Setting Up Data Quality Process
Data Quality is the process used to derive unique, standardized, and complete master data. Data Quality routines ensure that the data entered in a repository is "golden" so that data can be managed appropriately. If data quality is low, the repository contains two or more records for the same logical item, that is, it results in duplication of data.
To avoid duplicate records, you must bring the same logical record into a standardized form. Only after this data standardization, you can successfully check for duplicates. This process of standardizing the data is also known as data cleansing.
Even after data cleansing, it may sometimes be difficult to determine whether a record is really new or is actually a variation (that is, a version) of an existing record. It may require a mix of automated decisions (for most of the records) and some human intervention to decide whether a record is new or existing. This is often not a simple decision. For example, deciding whether two persons are the same when a reliable or unique ID is missing, is difficult. It, typically, depends on the nature of the data and, in particular, which attributes are needed for identification. In case a reliable or unique ID is supplied, deduplication is not required. However, this represents an ideal scenario, which rarely occurs in the real world.

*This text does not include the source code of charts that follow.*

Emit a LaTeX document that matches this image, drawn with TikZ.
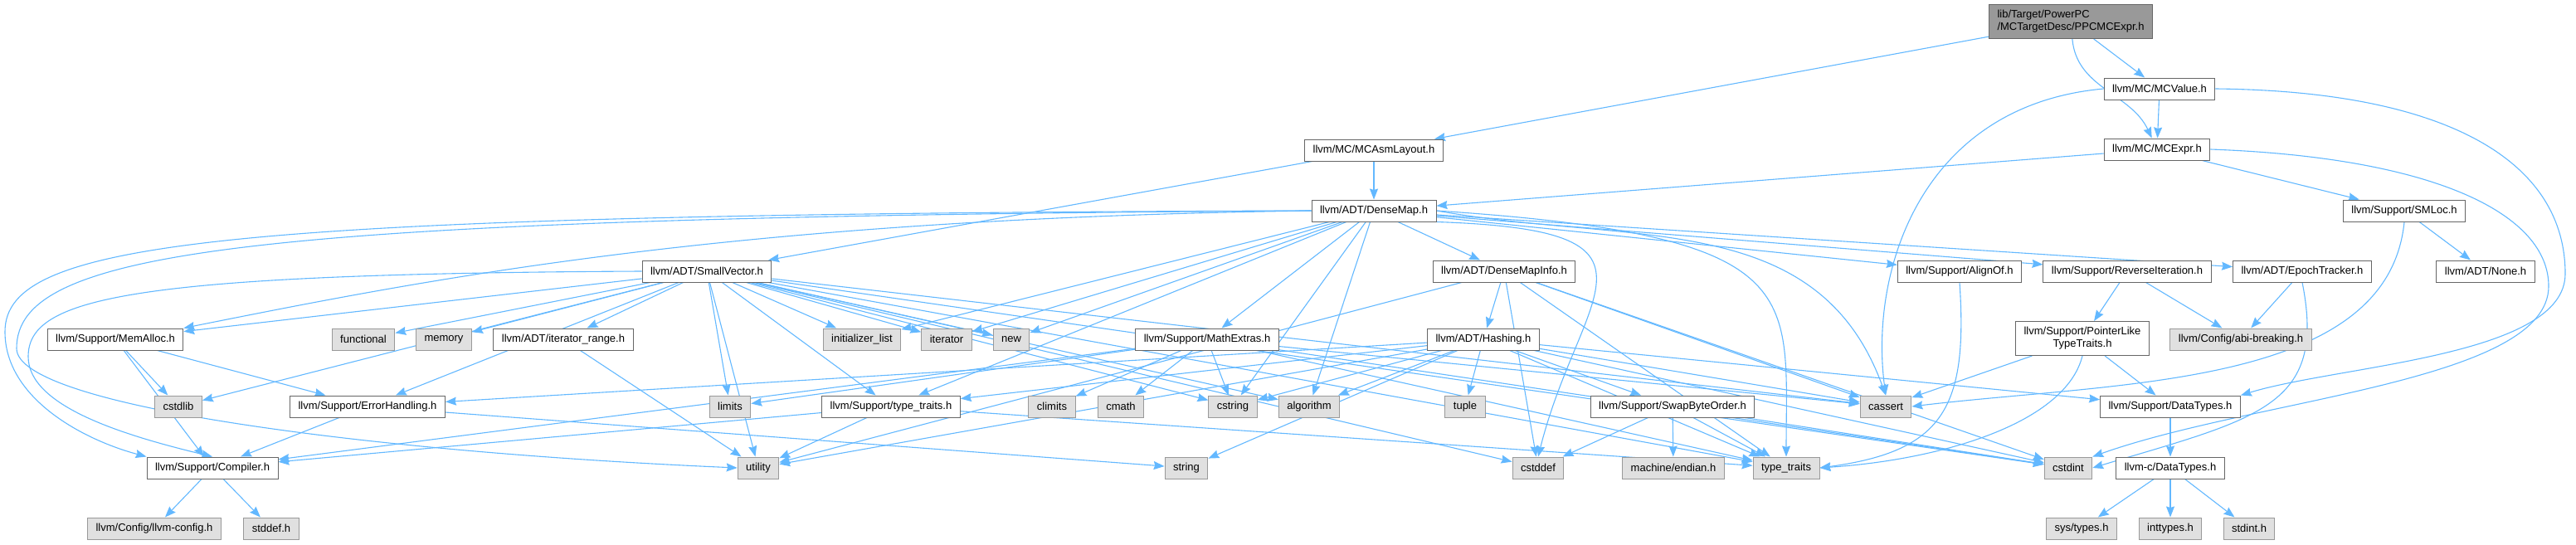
\documentclass[tikz,border=0pt]{standalone}
\usepackage{fontspec}
\setmainfont{Liberation Sans}
\usepackage{tikz}
\usetikzlibrary{
  arrows.meta,  % Stealth 箭头
  backgrounds   % 连线放在节点下层
}
\definecolor{linkblue}{HTML}{63B8FF}
\definecolor{hdrline}{HTML}{666666}
\definecolor{sysline}{HTML}{999999}
\definecolor{sysfill}{HTML}{E0E0E0}
\definecolor{rootfill}{HTML}{999999}

\begin{document}
\begin{tikzpicture}[>={Stealth[length=13pt,width=10pt,inset=1.5pt]}, x=1pt, y=1pt,
  hdr/.style={draw=hdrline, fill=white, line width=1pt, inner xsep=10pt,
    inner ysep=0pt, minimum height=26pt, font=\fontsize{13}{15}\selectfont},
  sys/.style={hdr, draw=sysline, fill=sysfill},
  root/.style={hdr, fill=rootfill, align=left, minimum height=41pt},
  dep/.style={->, draw=linkblue, line width=1.1pt}]
  \useasboundingbox (0,0) rectangle (3105,-656);

  % 被分析的头文件及其直接包含
  \node[root] (ppc) at (2496,-26) {lib/Target/PowerPC\\/MCTargetDesc/PPCMCExpr.h};
  \node[hdr] (mcvalue) at (2603,-107) {llvm/MC/MCValue.h};
  \node[hdr] (mcasmlayout) at (1656,-181) {llvm/MC/MCAsmLayout.h};
  \node[hdr] (mcexpr) at (2600,-180) {llvm/MC/MCExpr.h};
  \node[hdr] (densemap) at (1656,-254) {llvm/ADT/DenseMap.h};
  \node[hdr] (smloc) at (2898,-254) {llvm/Support/SMLoc.h};

  % 第三层
  \node[hdr] (smallvector) at (852,-327) {llvm/ADT/SmallVector.h};
  \node[hdr] (densemapinfo) at (1813,-327) {llvm/ADT/DenseMapInfo.h};
  \node[hdr] (alignof) at (2362,-327) {llvm/Support/AlignOf.h};
  \node[hdr] (reverseiter) at (2564,-327) {llvm/Support/ReverseIteration.h};
  \node[hdr] (epochtracker) at (2775,-327) {llvm/ADT/EpochTracker.h};
  \node[hdr] (noneh) at (2996,-327) {llvm/ADT/None.h};

  % 第四层
  \node[hdr] (memalloc) at (139,-409) {llvm/Support/MemAlloc.h};
  \node[sys] (functional) at (438,-409) {functional};
  \node[sys] (memory) at (535,-409) {memory};
  \node[hdr] (iterrange) at (679,-409) {llvm/ADT/iterator\_range.h};
  \node[sys] (initlist) at (1039,-409) {initializer\_list};
  \node[sys] (iterator) at (1141,-409) {iterator};
  \node[sys] (newh) at (1219,-409) {new};
  \node[hdr] (mathextras) at (1455,-409) {llvm/Support/MathExtras.h};
  \node[hdr] (hashing) at (1788,-409) {llvm/ADT/Hashing.h};
  \node[hdr, align=center, minimum height=41pt] (pointerlike) at (2510,-408)
    {llvm/Support/PointerLike\\TypeTraits.h};
  \node[sys] (abibreaking) at (2701,-409) {llvm/Config/abi-breaking.h};

  % 第五层
  \node[sys] (cstdlib) at (215,-490) {cstdlib};
  \node[hdr] (errorhandling) at (443,-490) {llvm/Support/ErrorHandling.h};
  \node[sys] (limits) at (880,-490) {limits};
  \node[hdr] (stypetraits) at (1074,-490) {llvm/Support/type\_traits.h};
  \node[sys] (climits) at (1268,-490) {climits};
  \node[sys] (cmath) at (1351,-490) {cmath};
  \node[sys] (cstring) at (1486,-490) {cstring};
  \node[sys] (algorithm) at (1578,-490) {algorithm};
  \node[sys] (tuple) at (1766,-490) {tuple};
  \node[hdr] (swapbyteorder) at (2016,-490) {llvm/Support/SwapByteOrder.h};
  \node[sys] (cassert) at (2273,-490) {cassert};
  \node[hdr] (datatypes) at (2616,-490) {llvm/Support/DataTypes.h};

  % 第六层
  \node[hdr] (compiler) at (256,-564) {llvm/Support/Compiler.h};
  \node[sys] (utility) at (914,-564) {utility};
  \node[sys] (string) at (1430,-564) {string};
  \node[sys] (cstddef) at (1854,-564) {cstddef};
  \node[sys] (machineendian) at (2017,-564) {machine/endian.h};
  \node[sys] (typetraits) at (2153,-564) {type\_traits};
  \node[sys] (cstdint) at (2493,-564) {cstdint};
  \node[hdr] (llvmcdatatypes) at (2616,-564) {llvm-c/DataTypes.h};

  % 最底层
  \node[sys] (llvmconfig) at (186,-637) {llvm/Config/llvm-config.h};
  \node[sys] (stddefh) at (327,-637) {stddef.h};
  \node[sys] (systypes) at (2509,-637) {sys/types.h};
  \node[sys] (inttypes) at (2616,-637) {inttypes.h};
  \node[sys] (stdinth) at (2711,-637) {stdint.h};

  \begin{pgfonlayer}{background}
  % 顶层包含
  \foreach \t in {mcasmlayout,mcvalue} \draw[dep] (ppc) -- (\t);
  \draw[dep] (ppc) to[out=-85,in=115] (mcexpr);

  % MCValue / MCAsmLayout / MCExpr / SMLoc
  \draw[dep] (mcvalue) -- (mcexpr);
  \draw[dep] (mcvalue.west) .. controls +(-220,-20) and +(-20,150) .. (cassert.north);
  \draw[dep] (mcvalue.east) .. controls (2960,-110) and (3092,-200) .. (3092,-330)
    .. controls (3092,-430) and (2820,-440) .. (datatypes.north east);
  \foreach \t in {densemap,smallvector} \draw[dep] (mcasmlayout) -- (\t);
  \foreach \t in {densemap,smloc} \draw[dep] (mcexpr) -- (\t);
  \draw[dep] (mcexpr.east) .. controls (2940,-190) and (3072,-260) .. (3072,-345)
    .. controls (3072,-460) and (2720,-480) .. (cstdint.north east);
  \draw[dep] (smloc) -- (noneh);
  \draw[dep] (smloc.south) .. controls +(-20,-200) and +(250,30) .. (cassert.east);

  % DenseMap
  \foreach \t in {densemapinfo,alignof,reverseiter,epochtracker,mathextras,
    initlist,iterator,newh,stypetraits,algorithm,cstring}
    \draw[dep] (densemap) -- (\t);
  \draw[dep] (densemap.west) .. controls +(-700,-10) and +(300,60) .. (memalloc.north east);
  \draw[dep] (densemap.west) .. controls (260,-258) and (6,-290) .. (6,-400)
    .. controls (6,-480) and (100,-530) .. (compiler.north west);
  \draw[dep] (densemap.west) .. controls (300,-262) and (20,-300) .. (20,-420)
    .. controls (20,-490) and (450,-545) .. (utility.west);
  \draw[dep] (densemap.east) .. controls +(236,-42) and +(-82,226) .. (cassert.north);
  \draw[dep] (densemap.south east) .. controls +(300,-10) and +(50,200) .. (cstddef.north);
  \draw[dep] (densemap.east) .. controls +(450,-30) and +(0,200) .. (typetraits.north);

  % SmallVector
  \foreach \t in {memalloc,functional,memory,iterrange,initlist,iterator,newh,
    limits,stypetraits,errorhandling,cstdlib,utility,algorithm,cstring,
    cassert,cstddef,typetraits,cstdint}
    \draw[dep] (smallvector) -- (\t);
  \draw[dep] (smallvector.west) .. controls (150,-330) and (34,-360) .. (34,-430)
    .. controls (34,-490) and (150,-525) .. (compiler.north);

  % DenseMapInfo, MathExtras, Hashing
  \foreach \t in {hashing,utility,cstddef,cassert,cstdint,typetraits}
    \draw[dep] (densemapinfo) -- (\t);
  \foreach \t in {compiler,limits,climits,cmath,cstring,cassert,cstdint,typetraits}
    \draw[dep] (mathextras) -- (\t);
  \foreach \t in {errorhandling,stypetraits,cstring,algorithm,tuple,swapbyteorder,
    cassert,string,utility,cstdint,typetraits,datatypes}
    \draw[dep] (hashing) -- (\t);

  % 其余支持头文件
  \foreach \t in {cstddef,machineendian,typetraits,cstdint}
    \draw[dep] (swapbyteorder) -- (\t);
  \foreach \t in {compiler,utility,typetraits} \draw[dep] (stypetraits) -- (\t);
  \foreach \t in {compiler,string} \draw[dep] (errorhandling) -- (\t);
  \foreach \t in {compiler,errorhandling,cstdlib} \draw[dep] (memalloc) -- (\t);
  \draw[dep] (iterrange) -- (utility);
  \foreach \t in {llvmconfig,stddefh} \draw[dep] (compiler) -- (\t);
  \draw[dep] (alignof.south) .. controls +(10,-150) and +(150,20) .. (typetraits.east);
  \foreach \t in {pointerlike,abibreaking} \draw[dep] (reverseiter) -- (\t);
  \foreach \t in {cassert,datatypes} \draw[dep] (pointerlike) -- (\t);
  \draw[dep] (pointerlike.south) .. controls +(-20,-80) and +(150,10) .. (typetraits.east);
  \draw[dep] (epochtracker) -- (abibreaking);
  \draw[dep] (epochtracker.south) .. controls +(30,-150) and +(200,60) .. (cstdint.east);
  \draw[dep] (datatypes) -- (llvmcdatatypes);
  \foreach \t in {systypes,inttypes,stdinth} \draw[dep] (llvmcdatatypes) -- (\t);
  \end{pgfonlayer}
\end{tikzpicture}
\end{document}
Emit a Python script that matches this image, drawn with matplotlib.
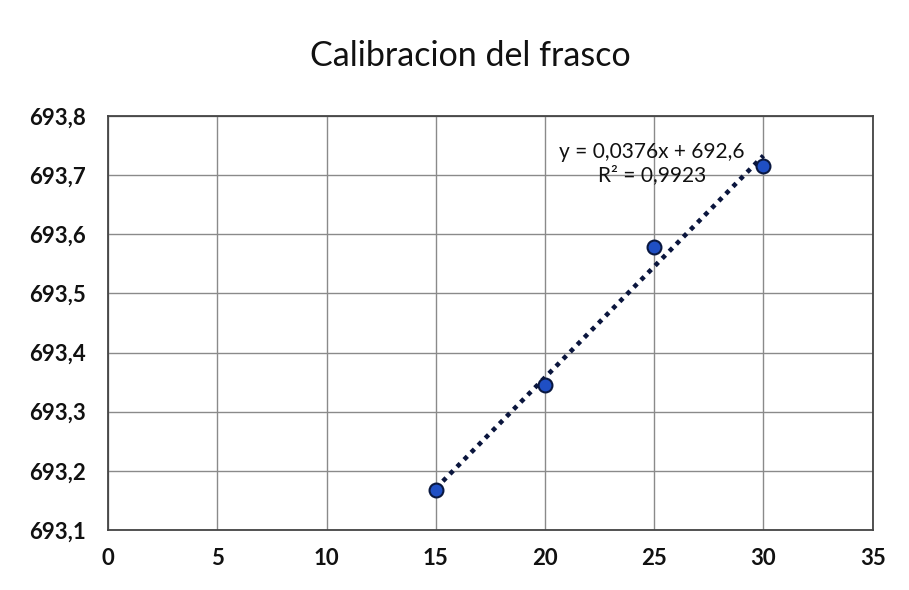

- Out-of-the-box Matching: Performs matching using the and operator for all the specified attributes names. You can conduct ’similarity or fuzzy’ searches based on certain identifying attributes and detect a duplicate in the data and merge the data during a single or bulk record. For example, "FIRST_NAME" = "tom" And "LAST_NAME" ="Campbell". See Record Duplicate Detection Process.
- Custom Matching: Integrates the custom matcher. Provides a hook to get the Netrics query and search on the IndexEntites. By using this approach, you can write in the code in Java, compile, and merge it in ECM.ear. For example, "FIRST_NAME" = "tom" And "LAST_NAME" ="Campbell" "OR" "FIRST_NAME" = "tom" And "SSN_ID" ="987 XX XXXX". See Custom Netrics Query.